7. SHOW OFF YOUR WORK EXPERIENCE AND TRANSLATE IT INTO CIVVY LANGUAGE
It is key to remember that the vast majority of people looking at your profile on LinkedIn won’t have any association to the military. Your profile should be understandable regardless of background. Therefore, it is essential that you explain what you did in the military and ‘translate’ military specific jargon or job titles. Here are a few tips on how to best do this:
Translate your military job titles
Unless you are lucky enough to be interviewed by someone who is ex-Forces, it is likely people aren’t going to know what your military job title means. So, you’ll need to help by explaining it to them on your LinkedIn profile and on your CV. For example, if you were a ‘Company/Squadron Second In Command’ in the Forces a title such as ‘Operations Manager’ might be more suitable, or if you were a Platoon/Troop Commander you might put ‘Project Manager’ and so on… To give your experience context I would recommend listing the equivalent civilian title first and putting your actual military role in brackets. If, however, you have a title that is immediately translatable – this is often the case with logistics or engineering roles – don’t change it!
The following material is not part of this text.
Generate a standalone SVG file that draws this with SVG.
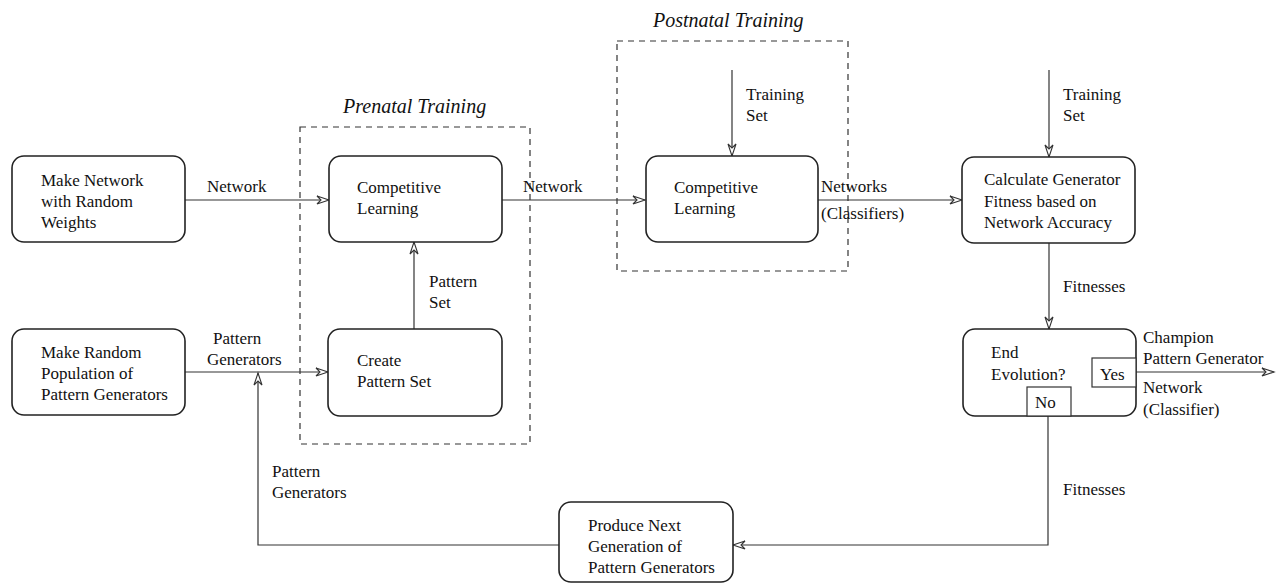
<svg xmlns="http://www.w3.org/2000/svg" width="1276" height="584" viewBox="0 0 1276 584">
<style>
  .box { fill: #fff; stroke: #222; stroke-width: 1.6; }
  .sub { fill: #fff; stroke: #333; stroke-width: 1.2; }
  .dash { fill: none; stroke: #333; stroke-width: 1.2; stroke-dasharray: 6 5; }
  .conn { fill: none; stroke: #333; stroke-width: 1.2; }
  text { font-family: "Liberation Serif", "Times New Roman", serif; font-size: 17px; fill: #111; }
  .title { font-style: italic; font-size: 20px; }
</style>
<defs>
  <marker id="arr" markerUnits="userSpaceOnUse" markerWidth="16" markerHeight="12" refX="13" refY="5" orient="auto">
    <path d="M1,1 L13,5 L1,9 L5,5 Z" fill="#fff" stroke="#333" stroke-width="1.1"/>
  </marker>
</defs>
<rect width="1276" height="584" fill="#fff"/>

<g id="prenatal-frame">
  <rect class="dash" x="300" y="127" width="230" height="317"/>
  <text class="title" x="343" y="113">Prenatal Training</text>
</g>
<g id="postnatal-frame">
  <rect class="dash" x="617" y="41" width="231" height="230"/>
  <text class="title" x="653" y="27">Postnatal Training</text>
</g>

<g id="connectors">
  <path class="conn" d="M185,200 L329,200" marker-end="url(#arr)"/>
  <text x="207" y="192">Network</text>
  <path class="conn" d="M502,200 L645,200" marker-end="url(#arr)"/>
  <text x="523" y="192">Network</text>
  <path class="conn" d="M732,70 L732,156" marker-end="url(#arr)"/>
  <text x="746" y="100">Training</text>
  <text x="746" y="121">Set</text>
  <path class="conn" d="M818,200 L962,200" marker-end="url(#arr)"/>
  <text x="821" y="192">Networks</text>
  <text x="821" y="219">(Classifiers)</text>
  <path class="conn" d="M1049,70 L1049,157" marker-end="url(#arr)"/>
  <text x="1063" y="100">Training</text>
  <text x="1063" y="121">Set</text>
  <path class="conn" d="M414,329 L414,242" marker-end="url(#arr)"/>
  <text x="429" y="287">Pattern</text>
  <text x="429" y="308">Set</text>
  <path class="conn" d="M185,372 L328,372" marker-end="url(#arr)"/>
  <text x="213" y="344">Pattern</text>
  <text x="207" y="365">Generators</text>
  <path class="conn" d="M1049,243 L1049,329" marker-end="url(#arr)"/>
  <text x="1063" y="292">Fitnesses</text>
  <path class="conn" d="M1136,372 L1274,372" marker-end="url(#arr)"/>
  <text x="1143" y="343">Champion</text>
  <text x="1143" y="364">Pattern Generator</text>
  <text x="1143" y="393">Network</text>
  <text x="1143" y="415">(Classifier)</text>
  <path class="conn" d="M1048,416 L1048,545 L733,545" marker-end="url(#arr)"/>
  <text x="1063" y="495">Fitnesses</text>
  <path class="conn" d="M559,545 L258,545 L258,373" marker-end="url(#arr)"/>
  <text x="272" y="477">Pattern</text>
  <text x="272" y="498">Generators</text>
</g>

<g id="make-network">
  <rect class="box" x="12" y="156" width="173" height="86" rx="12"/>
  <text x="41" y="186">Make Network</text>
  <text x="41" y="207">with Random</text>
  <text x="41" y="228">Weights</text>
</g>
<g id="make-population">
  <rect class="box" x="12" y="329" width="173" height="86" rx="12"/>
  <text x="41" y="358">Make Random</text>
  <text x="41" y="379">Population of</text>
  <text x="41" y="400">Pattern Generators</text>
</g>
<g id="competitive-prenatal">
  <rect class="box" x="329" y="156" width="173" height="86" rx="12"/>
  <text x="357" y="193">Competitive</text>
  <text x="357" y="214">Learning</text>
</g>
<g id="create-pattern-set">
  <rect class="box" x="328" y="329" width="174" height="87" rx="12"/>
  <text x="357" y="366">Create</text>
  <text x="357" y="387">Pattern Set</text>
</g>
<g id="competitive-postnatal">
  <rect class="box" x="646" y="156" width="172" height="86" rx="12"/>
  <text x="674" y="193">Competitive</text>
  <text x="674" y="214">Learning</text>
</g>
<g id="calculate-fitness">
  <rect class="box" x="962" y="157" width="173" height="86" rx="12"/>
  <text x="984" y="185">Calculate Generator</text>
  <text x="984" y="207">Fitness based on</text>
  <text x="984" y="228">Network Accuracy</text>
</g>
<g id="end-evolution">
  <rect class="box" x="963" y="329" width="173" height="87" rx="12"/>
  <text x="991" y="358">End</text>
  <text x="991" y="380">Evolution?</text>
  <rect class="sub" x="1092" y="358" width="44" height="29"/>
  <text x="1100" y="380">Yes</text>
  <rect class="sub" x="1027" y="387" width="44" height="29"/>
  <text x="1035" y="408">No</text>
</g>
<g id="produce-next">
  <rect class="box" x="559" y="502" width="174" height="80" rx="12"/>
  <text x="588" y="531">Produce Next</text>
  <text x="588" y="552">Generation of</text>
  <text x="588" y="573">Pattern Generators</text>
</g>
</svg>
Explain your military role
Quite a lot of military jobs don’t translate well into civilian language so you will need to briefly tell people what you did in each role and why it was important. Use keywords to highlight your skills and achievements so you are searchable on the platform for them.
Highlight key achievements
It can be tempting to just write a job description when creating your LinkedIn profile. Try to avoid falling into this trap by pulling out the key things you did and achieved in each role and, where possible, back it up with evidence.
Include facts and figures
Civilian organisations like numbers, so include key figures such as how many people you led and trained, or the value of the equipment and kit that you were responsible for.
Keep things short and sweet
Make sure you don’t overwhelm people with the sheer volume of your accomplishments! If for example, you were in the military for 22 years then don’t list every single job you did during that time. However, if your military career was shorter, then it is important to see your career progression and when you promoted.